Speaking at Clinical Pharmacy Congress (CPC) 2026, held at Excel London on 8 and 9 May 2026, Richard Cattell said: “We don’t know what the ten-year workforce plan is going to include … we’re expecting it in June [2026], but we’ll have to see when it comes.”
However, he added that there are “signals” that NHS England, pharmacy employers and educators could take away now, particularly around how “to transform the workforce we’ve got”.
In particular, Cattell highlighted the shift towards neighbourhood working as integrated teams with other healthcare professionals, as well as the need for digital skills.
“People are choosing to work less or to work in a portfolio style… you’ve got to employ more people. You’ve got to be flexible,” he continued.

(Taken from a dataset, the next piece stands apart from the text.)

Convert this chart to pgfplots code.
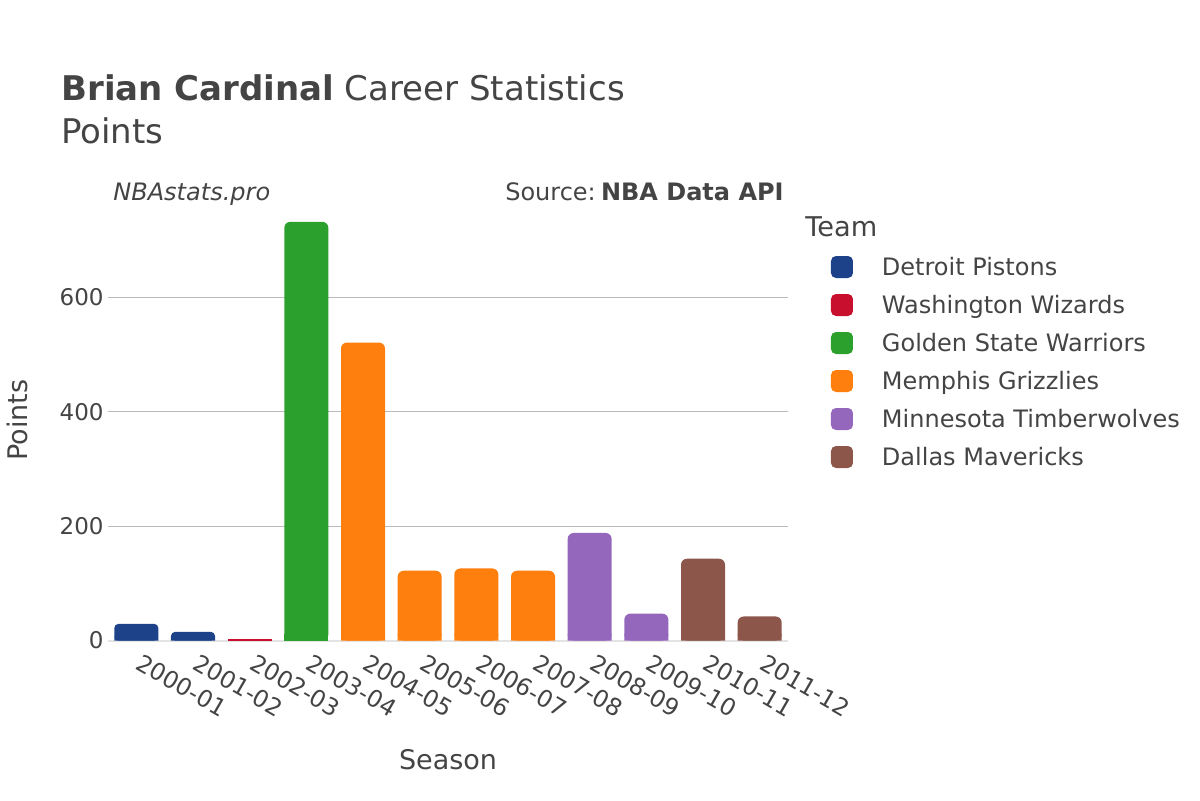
\documentclass[border=0pt]{standalone}
\usepackage{fontspec}
\setmainfont{DejaVu Sans}
\usepackage{pgfplots}
\pgfplotsset{compat=1.18}
\definecolor{txt}{HTML}{444444}
\definecolor{det}{HTML}{1D428A}
\definecolor{was}{HTML}{C8102E}
\definecolor{gsw}{HTML}{2CA02C}
\definecolor{mem}{HTML}{FF7F0E}
\definecolor{mnt}{HTML}{9467BD}
\definecolor{dal}{HTML}{8C564B}
\definecolor{gridc}{HTML}{BABABA}
\definecolor{zeroc}{HTML}{E3E3E3}
\begin{document}
\begin{tikzpicture}
\path[use as bounding box] (0,0) rectangle (600pt,400pt);
\begin{axis}[
  at={(54pt,79.75pt)}, anchor=south west,
  scale only axis, width=340pt, height=220.2pt,
  ybar, bar width=22pt, bar shift=0pt,
  xmin=-0.5, xmax=11.5, ymin=0, ymax=770,
  xtick={0,1,2,3,4,5,6,7,8,9,10,11},
  xticklabels={2000-01,2001-02,2002-03,2003-04,2004-05,2005-06,2006-07,2007-08,2008-09,2009-10,2010-11,2011-12},
  ytick={0,200,400,600},
  extra y ticks={0}, extra y tick labels={},
  extra y tick style={grid style={zeroc, line width=1pt}},
  axis line style={draw=none},
  major tick length=0pt,
  ymajorgrids, grid style={gridc, line width=0.5pt},
  /pgf/number format/assume math mode=true,
  ticklabel style={font=\fontsize{11.5}{13}\selectfont, text=txt},
  yticklabel style={inner sep=2pt},
  xticklabel style={font=\fontsize{11.8}{13}\selectfont, inner sep=0pt, anchor=north west, xshift=3.5pt, yshift=-6pt, rotate=-30},
  legend image code/.code={\fill[#1,draw=none,rounded corners=2.5pt] (0pt,-1.13pt) rectangle (11pt,9.87pt);},
  legend style={at={(1.0632,0.8731)}, anchor=north west, draw=none, fill=none,
    inner sep=0pt, outer sep=0pt,
    font=\fontsize{12}{14}\selectfont, text=txt, row sep=8pt,
    cells={anchor=base west},
    nodes={inner sep=0pt, text height=9.87pt, text depth=1.13pt},
    /tikz/every odd column/.append style={column sep=14.5pt}},
]
\addplot[fill=det, draw=none, rounded corners=2pt] coordinates {(0,29) (1,15)};
\addlegendentry{Detroit Pistons}
\addplot[fill=was, draw=none] coordinates {(2,3)};
\addlegendentry{Washington Wizards}
\addplot[fill=gsw, draw=none, rounded corners=3pt] coordinates {(3,732)};
\addlegendentry{Golden State Warriors}
\addplot[fill=mem, draw=none, rounded corners=3pt] coordinates {(4,521) (5,122) (6,126) (7,122)};
\addlegendentry{Memphis Grizzlies}
\addplot[fill=mnt, draw=none, rounded corners=3pt] coordinates {(8,188) (9,47)};
\addlegendentry{Minnesota Timberwolves}
\addplot[fill=dal, draw=none, rounded corners=3pt] coordinates {(10,143) (11,42)};
\addlegendentry{Dallas Mavericks}
% square bottoms
\addplot[fill=det, draw=none, forget plot] coordinates {(0,7) (1,7)};
\addplot[fill=gsw, draw=none, forget plot] coordinates {(3,11)};
\addplot[fill=mem, draw=none, forget plot] coordinates {(4,11) (5,11) (6,11) (7,11)};
\addplot[fill=mnt, draw=none, forget plot] coordinates {(8,11) (9,11)};
\addplot[fill=dal, draw=none, forget plot] coordinates {(10,11) (11,11)};
\end{axis}
\node[anchor=base west, text=txt, font=\fontsize{17}{20}\selectfont, inner sep=0pt] at (30.5pt,349.6pt) {\textbf{Brian Cardinal} Career Statistics};
\node[anchor=base west, text=txt, font=\fontsize{17}{20}\selectfont, inner sep=0pt] at (30.5pt,328.25pt) {Points};
\node[anchor=base west, text=txt, font=\fontsize{12}{14}\selectfont\itshape, inner sep=0pt] at (56.5pt,299.75pt) {NBAstats.pro};
\node[anchor=base east, text=txt, font=\fontsize{12}{14}\selectfont, inner sep=0pt] at (392pt,299.75pt) {Source:\hspace{0.22em}\textbf{NBA Data API}};
\node[anchor=base west, text=txt, font=\fontsize{13.6}{15}\selectfont, inner sep=0pt] at (402.5pt,281.7pt) {Team};
\node[rotate=90, text=txt, font=\fontsize{13.5}{15}\selectfont] at (8.5pt,190pt) {Points};
\node[text=txt, font=\fontsize{13.5}{15}\selectfont] at (224pt,20pt) {Season};
\end{tikzpicture}
\end{document}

Cattell said that prescribing pharmacists should be ready to train the next generation of prescribers, adding that “we almost need a professional mandate … we need to make the educator workforce as important as the service delivery workforce”.

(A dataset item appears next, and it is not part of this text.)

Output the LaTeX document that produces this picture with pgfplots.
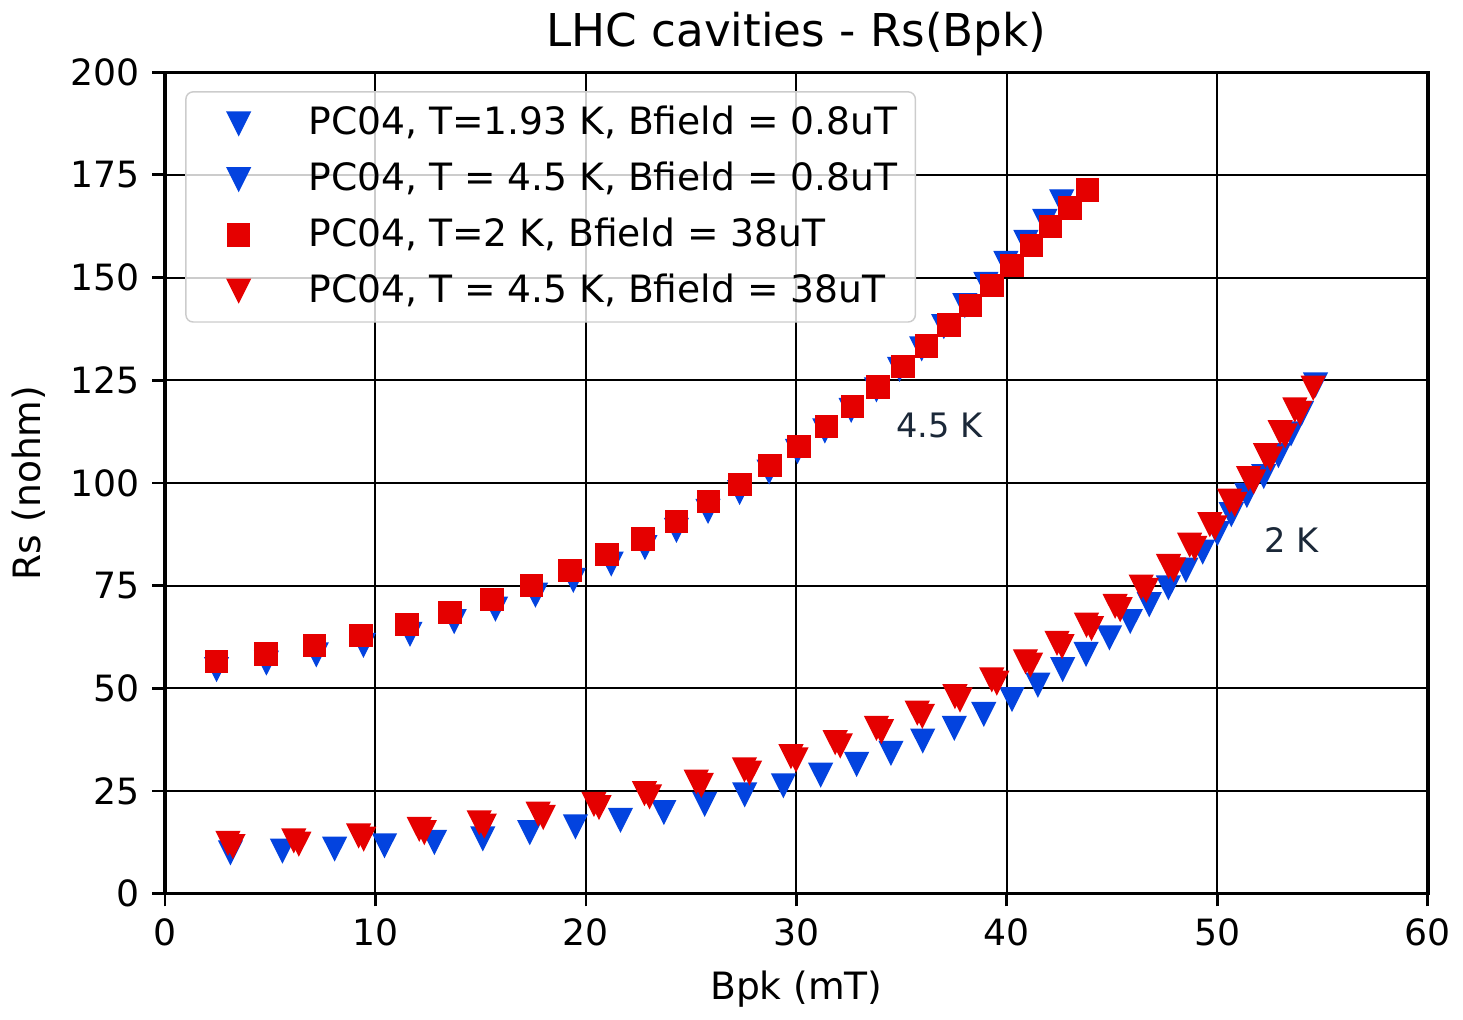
\documentclass[border=0pt]{standalone}
\usepackage{fontspec}
\setmainfont{DejaVu Sans}
\usepackage{pgfplots}
\pgfplotsset{compat=1.18}
\definecolor{mblue}{RGB}{3,67,223}
\definecolor{mred}{RGB}{229,0,0}
\definecolor{anno}{RGB}{27,40,56}
\begin{document}
\begin{tikzpicture}
\begin{axis}[scale only axis, width=349pt, height=227pt,
  xmin=0, xmax=60, ymin=0, ymax=200,
  xtick={0,10,...,60}, ytick={0,25,...,200},
  grid=major, major grid style={black, line width=0.55pt},
  axis line style={line width=0.9pt},
  tick align=outside, tick pos=left, major tick length=3.5pt,
  every tick/.style={black, line width=0.8pt},
  ticklabel style={font=\fontsize{10}{12}\selectfont},
  /pgf/number format/assume math mode=true,
  title={LHC cavities - Rs(Bpk)},
  title style={font=\fontsize{12.5}{14}\selectfont, yshift=-5pt},
  xlabel={Bpk (mT)}, ylabel={Rs (nohm)},
  label style={font=\fontsize{10.4}{12}\selectfont},
  legend style={at={(rel axis cs:0.016,0.977)}, anchor=north west,
    font=\fontsize{10.4}{12}\selectfont, draw=black!20, fill=white,
    fill opacity=0.8, text opacity=1, rounded corners=2pt,
    cells={anchor=west}, row sep=2pt},
  lgd/.style={legend image code/.code={\path (0cm,0cm) (1.0cm,0cm);
    \draw[##1] plot coordinates {(0.4cm,0cm)};}},
  tri/.style={only marks, color=#1, mark=triangle*, mark size=3.65pt,
    mark options={yshift=1pt, rotate=180, yscale=1.15, draw=none, fill=#1, fill opacity=1},
    lgd},
]
% PC04, T=1.93 K, 0.8 uT (lower curve)
\addplot[tri=mblue] coordinates {
(3.11,10.1) (5.58,10.5) (8.06,11.0) (10.43,11.8) (12.8,12.6) (15.1,13.5)
(17.33,15.0) (19.5,16.4) (21.64,18.0) (23.7,19.9) (25.64,21.9) (27.54,24.2)
(29.38,26.4) (31.15,29.0) (32.86,31.6) (34.49,34.3) (36.0,37.3) (37.5,40.4)
(38.9,43.8) (40.24,47.4) (41.47,50.9) (42.65,54.7) (43.76,58.4) (44.87,62.4)
(45.86,66.4) (46.76,70.5) (47.67,74.6) (48.5,78.9) (49.3,83.3) (50.0,87.8)
(50.66,92.4) (51.4,97.1) (52.2,101.7) (52.9,106.8) (53.5,112.1) (54.0,117.1)
(54.66,124.0)
};
\addlegendentry{PC04, T=1.93 K, Bfield = 0.8uT}
% PC04, T = 4.5 K, 0.8 uT (upper curve)
\addplot[tri=mblue] coordinates {
(2.45,54.7) (4.82,56.3) (7.19,58.3) (9.43,60.6) (11.64,63.3) (13.74,66.4)
(15.7,69.4) (17.6,72.8) (19.4,76.4) (21.2,80.4) (22.8,84.4) (24.3,88.6)
(25.8,93.2) (27.3,97.8) (28.7,102.8) (30.05,107.8) (31.35,112.8) (32.6,117.8)
(33.8,122.8) (34.9,127.8) (35.95,132.8) (37.0,138.2) (38.0,143.3) (39.0,148.5)
(39.95,153.6) (40.9,158.7) (41.8,163.8) (42.6,168.6)
};
\addlegendentry{PC04, T = 4.5 K, Bfield = 0.8uT}
% PC04, T=2 K, 38 uT (squares)
\addplot[only marks, mark=square*, mark size=3.05pt, mred,
  mark options={draw=none, fill=mred, fill opacity=1}, lgd] coordinates {
(2.45,56.5) (4.80,58.4) (7.11,60.4) (9.32,62.9) (11.49,65.5) (13.55,68.5)
(15.53,71.6) (17.42,75.0) (19.24,78.7) (21.0,82.6) (22.7,86.4) (24.3,90.6)
(25.83,95.5) (27.33,99.6) (28.75,104.2) (30.13,108.9) (31.42,113.7) (32.67,118.6)
(33.88,123.4) (35.05,128.4) (36.17,133.3) (37.25,138.4) (38.28,143.2) (39.3,148.1)
(40.25,152.9) (41.17,157.8) (42.08,162.4) (43.0,166.9) (43.83,171.3)
};
\addlegendentry{PC04, T=2 K, Bfield = 38uT}
% PC04, T = 4.5 K, 38 uT (lower curve, pairs of close readings)
\addplot[tri=mred] coordinates {
(2.99,12.4) (3.23,11.6) (6.12,13.0) (6.36,12.2) (9.20,14.2) (9.44,13.4)
(12.08,15.8) (12.32,15.0) (14.93,17.4) (15.17,16.6) (17.73,19.5) (17.97,18.7)
(20.38,21.9) (20.62,21.1) (22.78,24.5) (23.02,23.7) (25.24,27.3) (25.48,26.5)
(27.53,30.3) (27.77,29.5) (29.74,33.5) (29.98,32.7) (31.84,36.9) (32.08,36.1)
(33.80,40.4) (34.04,39.6) (35.74,44.1) (35.98,43.3) (37.53,48.1) (37.77,47.3)
(39.28,52.2) (39.52,51.4) (40.88,56.6) (41.12,55.8) (42.38,61.1) (42.62,60.3)
(43.78,65.5) (44.02,64.7) (45.14,70.1) (45.38,69.3) (46.38,74.8) (46.62,74.0)
(47.68,79.8) (47.92,79.0) (48.68,85.0) (48.92,84.2) (49.64,90.0) (49.88,89.2)
(50.58,95.7) (50.82,94.9) (51.48,101.2) (51.72,100.4) (52.28,106.8) (52.52,106.0)
(52.98,112.4) (53.22,111.6) (53.68,117.9) (53.92,117.1) (54.55,123.2)
};
\addlegendentry{PC04, T = 4.5 K, Bfield = 38uT}
\node[anno, font=\fontsize{9.3}{11}\selectfont] at (axis cs:36.8,114) {4.5 K};
\node[anno, font=\fontsize{9.3}{11}\selectfont] at (axis cs:53.5,86) {2 K};
\end{axis}
\end{tikzpicture}
\end{document}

In another session held during the CPC 2026, Liz Fidler, senior professional advisor for pharmacy technician practice at NHS England, spoke about the need to support pharmacy technician trainees to become registered.
She described the “drop off the cliff” in the pharmacy technician workforce leaving community pharmacy, adding that NHS England would support trainees in community pharmacy.
Following recent legislative changes — such as supervision legislation in community pharmacy, passed in 2025, which enables pharmacy technicians to do more — Fidler noted work being undertaken by the Association of Pharmacy Technicians UK to develop a pharmacy technician scope of practice, that would help the wider team understand what pharmacy technicians can do.
Describing pharmacy technicians as “an autonomous profession”, Fidler said: “We are no longer a task-based profession.”
“That makes some people uncomfortable, but that’s what being registered means. We are accountable for our actions; we are accountable for adhering to our code of practice, to the standards set by our regulator,” she added.
Fidler continued that the organisations hoped to launch the scope of practice around September 2026.
She also said that she was “delighted that the royal college [of pharmacy] has now launched” and that it was an exciting opportunity to talk about how the two professions can work together, “while retaining our own professional identities”.